You need more than your family. The romanticizing of romance has led many to believe that their spouse and their kids can “complete” them. There is a genuine belief that this person or these people will satisfy all my emotional and relational needs. That is putting all your relational eggs in one basket, and it is too heavy for anyone to carry. 1 Corinthians 12 reminds us that we need the varied giftings of others (especially in the church). Your spouse and kids are unable to provide everything that you may need as a man or woman, as a person with specific strengths, interests, personalties, and weaknesses. You need varied voices to speak into your life. You need different personalities to help you, encourage you, stretch you, challenge you, and celebrate with you. Often, however, we view our family as the completion of our relational circuit. Once we enter into marriage, or have kids, the circuit closes and we need no one else to be involved.

In truth, our investment in our family is often an investment in ourselves. We often end up making our family an extension of our own self-love. James K.A. Smith, writing about the need to reframe marriage as a relationship for the common good, expressed concern over the way our culture thinks about marriage. In “Marriage for the Common Good” he writes:

Indeed, the myths we load into weddings almost doom marriages to fail. Weddings are centred around the romantic “coupling” of two star-crossed lovers, as if marriage was an extended exercise of staring deep into one another’s eyes—with benefits. But even then, my spouse is one who sees me, will meet my needs, will fulfill my wants, will “complete me.” Even our romantic coupling becomes a form of self-love…
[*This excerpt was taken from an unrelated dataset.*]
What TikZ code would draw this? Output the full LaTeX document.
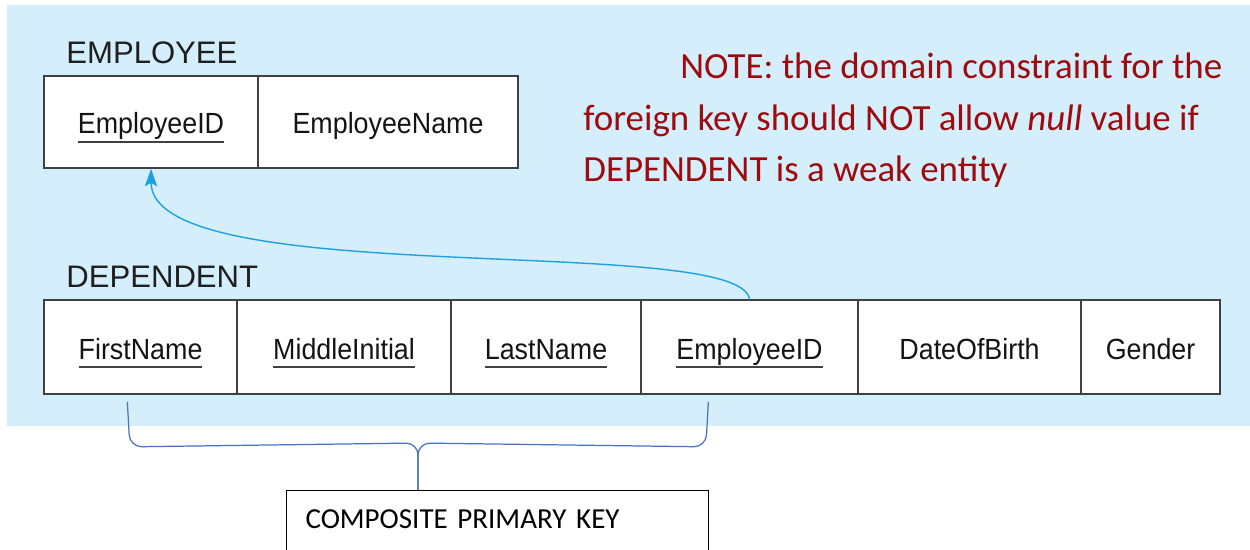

Our view of the family is often self-focused. It has been said that we marry for our idols, and therefore we end up using marriage and family to feed our own selfish desires. Or at least we try to, because of course there are other people in this relationship who are doing the same thing, which inevitably leads to conflict and disappointment.

When we live in isolation with our families we end up hurting ourselves. Loneliness will continue to abound. The busyness and presence of family will delude us into thinking we aren’t lonely. We take the kids to travel ball games every weekend, we help at their school, we go on elaborate vacations together. We are busy and we are with other people all the time. And yet, as research shows, people in families feel lonely and isolated.

We desperately need to reconsider how we are living. We need to slow down, for sure. We need to spend more quality time with our family, not just quantity time. But even those with families need friendships outside the home. We need to recover a theology of friendship instead of counting on the family to solve all our relational problems.